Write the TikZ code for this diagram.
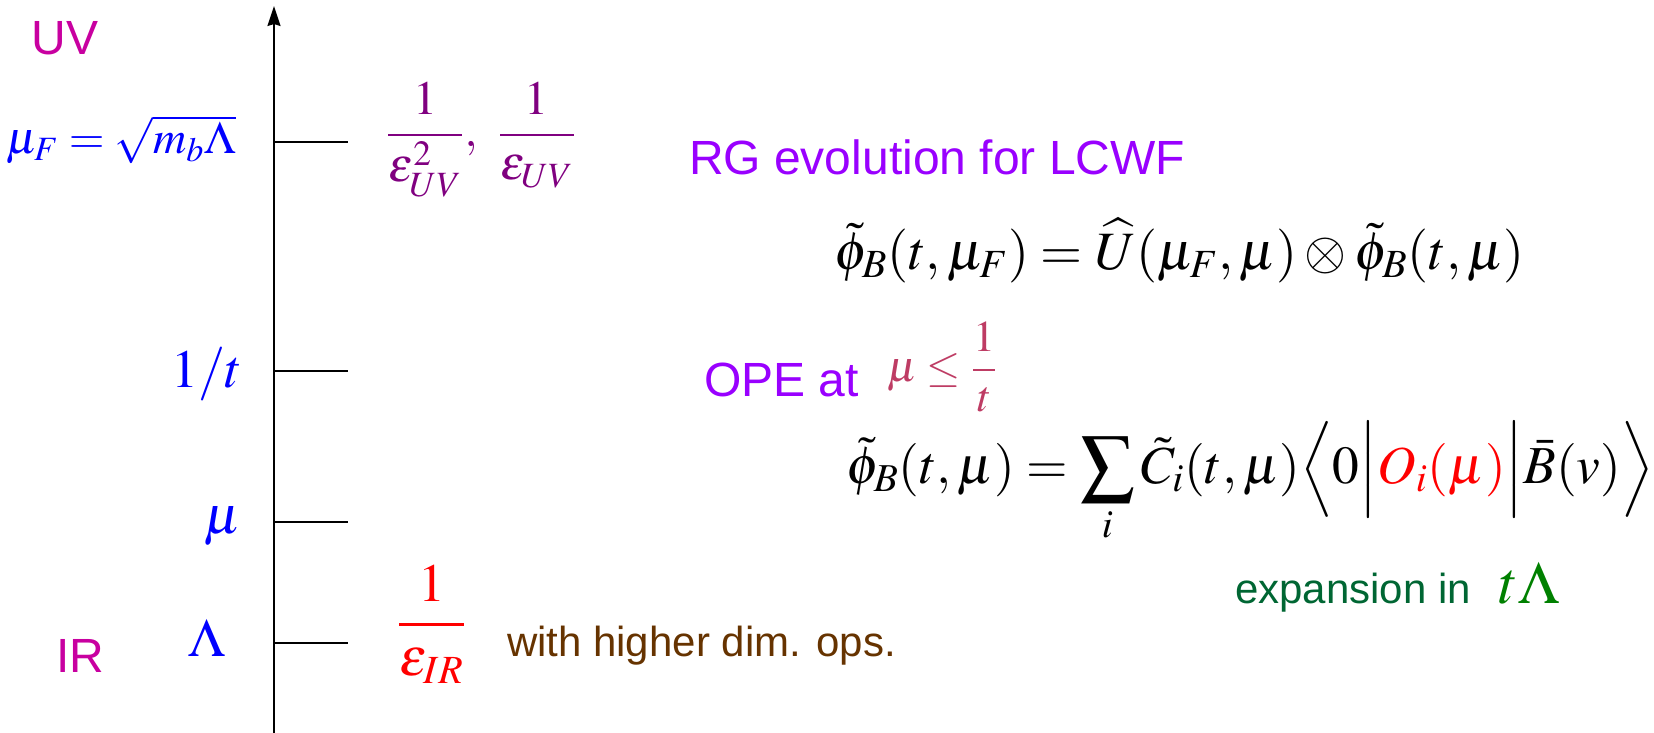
\documentclass[tikz,border=0pt]{standalone}
\usepackage{mathptmx}
\usepackage{fontspec}
\newfontfamily\arialfont{Liberation Sans}
\usetikzlibrary{arrows.meta}

\definecolor{uvir}{RGB}{200,0,160}
\definecolor{divuv}{RGB}{128,0,128}
\definecolor{headviolet}{RGB}{153,0,255}
\definecolor{rosecond}{RGB}{190,60,100}
\definecolor{opsbrown}{RGB}{102,51,0}
\definecolor{expgreen}{RGB}{0,102,51}
\definecolor{mathgreen}{RGB}{0,128,0}

\begin{document}
\begin{tikzpicture}[x=0.5pt,y=-0.5pt,line width=1pt,inner sep=0pt,
    sansbig/.style={font=\arialfont\fontsize{24}{28}\selectfont},
    sanssmall/.style={font=\arialfont\fontsize{21}{25}\selectfont},
    scalelabel/.style={text=blue,font=\fontsize{27}{32}\selectfont},
    eqtext/.style={font=\fontsize{27}{32}\selectfont}]
  \useasboundingbox (0,0) rectangle (1654,733);
  % energy axis
  \coordinate (axbot) at (274,733);
  \coordinate (axtop) at (274,6);
  \draw[->,>={Stealth[length=10pt,width=6.5pt,inset=1pt]}] (axbot) -- (axtop);
  \node[sansbig,text=uvir,anchor=base] (uv) at (65,55) {UV};
  \node[sansbig,text=uvir,anchor=base] (ir) at (80,672) {IR};
  % scales on the axis
  \coordinate (sF) at (274,142);
  \coordinate (st) at (274,371);
  \coordinate (smu) at (274,522);
  \coordinate (sL) at (274,643);
  \draw (sF) -- ++(74,0);
  \draw (st) -- ++(74,0);
  \draw (smu) -- ++(74,0);
  \draw (sL) -- ++(74,0);
  \node[scalelabel,font=\fontsize{23}{28}\selectfont,anchor=base east] (muF) at (237,154) {$\mu_F=\sqrt{m_b\Lambda}$};
  \node[scalelabel,anchor=base] (invt) at (207,387) {$1/t$};
  \node[scalelabel,anchor=base] (mu) at (223,533) {$\mu$};
  \node[scalelabel,anchor=base] (lam) at (207,656) {$\Lambda$};
  % divergences
  \node[text=divuv,font=\fontsize{24}{28}\selectfont,anchor=base west] (divUV) at (385,147)
    {$\displaystyle\frac{1}{\varepsilon_{UV}^{2}},\ \frac{1}{\varepsilon_{UV}}$};
  \node[text=red,font=\fontsize{27}{32}\selectfont,anchor=base west] (divIR) at (396,638)
    {$\displaystyle\frac{1}{\varepsilon_{IR}}$};
  \node[sanssmall,text=opsbrown,anchor=base west] (ops) at (506,656) {with higher dim. ops.};
  % RG evolution
  \node[sansbig,text=headviolet,anchor=base west] (rg) at (688,174) {RG evolution for LCWF};
  \node[eqtext,anchor=base west] (rgeq) at (833,269)
    {$\tilde{\phi}_B(t,\mu_F)=\widehat{U}(\mu_F,\mu)\otimes\tilde{\phi}_B(t,\mu)$};
  % OPE
  \node[sansbig,text=headviolet,anchor=base west] (ope) at (703,396) {OPE at};
  \node[text=rosecond,font=\fontsize{22}{26}\selectfont,anchor=base west] (opecond) at (886,381)
    {$\displaystyle\mu\le\frac{1}{t}$};
  \node[eqtext,font=\fontsize{26.7}{32}\selectfont,anchor=base west] (opeeq) at (845,483)
    {$\displaystyle\tilde{\phi}_B(t,\mu)=\sum_i\tilde{C}_i(t,\mu)\Big\langle 0\Big|{\color{red}O_i(\mu)}\Big|\bar{B}(v)\Big\rangle$};
  \node[sanssmall,text=expgreen,anchor=base west] (exp) at (1234,603)
    {expansion in\hspace{14pt}{\color{mathgreen}\fontsize{30}{36}\selectfont$t\Lambda$}};
\end{tikzpicture}
\end{document}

───

→ DESCRIPTION OF THE TASK: Go through the material above and print all of it exactly, except the pictures.

→ TASK RESPONSE:
Write the TikZ code for this diagram.
\documentclass[tikz,border=0pt]{standalone}
\usepackage{mathptmx}
\usepackage{fontspec}
\newfontfamily\arialfont{Liberation Sans}
\usetikzlibrary{arrows.meta}

\definecolor{uvir}{RGB}{200,0,160}
\definecolor{divuv}{RGB}{128,0,128}
\definecolor{headviolet}{RGB}{153,0,255}
\definecolor{rosecond}{RGB}{190,60,100}
\definecolor{opsbrown}{RGB}{102,51,0}
\definecolor{expgreen}{RGB}{0,102,51}
\definecolor{mathgreen}{RGB}{0,128,0}

\begin{document}
\begin{tikzpicture}[x=0.5pt,y=-0.5pt,line width=1pt,inner sep=0pt,
    sansbig/.style={font=\arialfont\fontsize{24}{28}\selectfont},
    sanssmall/.style={font=\arialfont\fontsize{21}{25}\selectfont},
    scalelabel/.style={text=blue,font=\fontsize{27}{32}\selectfont},
    eqtext/.style={font=\fontsize{27}{32}\selectfont}]
  \useasboundingbox (0,0) rectangle (1654,733);
  % energy axis
  \coordinate (axbot) at (274,733);
  \coordinate (axtop) at (274,6);
  \draw[->,>={Stealth[length=10pt,width=6.5pt,inset=1pt]}] (axbot) -- (axtop);
  \node[sansbig,text=uvir,anchor=base] (uv) at (65,55) {UV};
  \node[sansbig,text=uvir,anchor=base] (ir) at (80,672) {IR};
  % scales on the axis
  \coordinate (sF) at (274,142);
  \coordinate (st) at (274,371);
  \coordinate (smu) at (274,522);
  \coordinate (sL) at (274,643);
  \draw (sF) -- ++(74,0);
  \draw (st) -- ++(74,0);
  \draw (smu) -- ++(74,0);
  \draw (sL) -- ++(74,0);
  \node[scalelabel,font=\fontsize{23}{28}\selectfont,anchor=base east] (muF) at (237,154) {$\mu_F=\sqrt{m_b\Lambda}$};
  \node[scalelabel,anchor=base] (invt) at (207,387) {$1/t$};
  \node[scalelabel,anchor=base] (mu) at (223,533) {$\mu$};
  \node[scalelabel,anchor=base] (lam) at (207,656) {$\Lambda$};
  % divergences
  \node[text=divuv,font=\fontsize{24}{28}\selectfont,anchor=base west] (divUV) at (385,147)
    {$\displaystyle\frac{1}{\varepsilon_{UV}^{2}},\ \frac{1}{\varepsilon_{UV}}$};
  \node[text=red,font=\fontsize{27}{32}\selectfont,anchor=base west] (divIR) at (396,638)
    {$\displaystyle\frac{1}{\varepsilon_{IR}}$};
  \node[sanssmall,text=opsbrown,anchor=base west] (ops) at (506,656) {with higher dim. ops.};
  % RG evolution
  \node[sansbig,text=headviolet,anchor=base west] (rg) at (688,174) {RG evolution for LCWF};
  \node[eqtext,anchor=base west] (rgeq) at (833,269)
    {$\tilde{\phi}_B(t,\mu_F)=\widehat{U}(\mu_F,\mu)\otimes\tilde{\phi}_B(t,\mu)$};
  % OPE
  \node[sansbig,text=headviolet,anchor=base west] (ope) at (703,396) {OPE at};
  \node[text=rosecond,font=\fontsize{22}{26}\selectfont,anchor=base west] (opecond) at (886,381)
    {$\displaystyle\mu\le\frac{1}{t}$};
  \node[eqtext,font=\fontsize{26.7}{32}\selectfont,anchor=base west] (opeeq) at (845,483)
    {$\displaystyle\tilde{\phi}_B(t,\mu)=\sum_i\tilde{C}_i(t,\mu)\Big\langle 0\Big|{\color{red}O_i(\mu)}\Big|\bar{B}(v)\Big\rangle$};
  \node[sanssmall,text=expgreen,anchor=base west] (exp) at (1234,603)
    {expansion in\hspace{14pt}{\color{mathgreen}\fontsize{30}{36}\selectfont$t\Lambda$}};
\end{tikzpicture}
\end{document}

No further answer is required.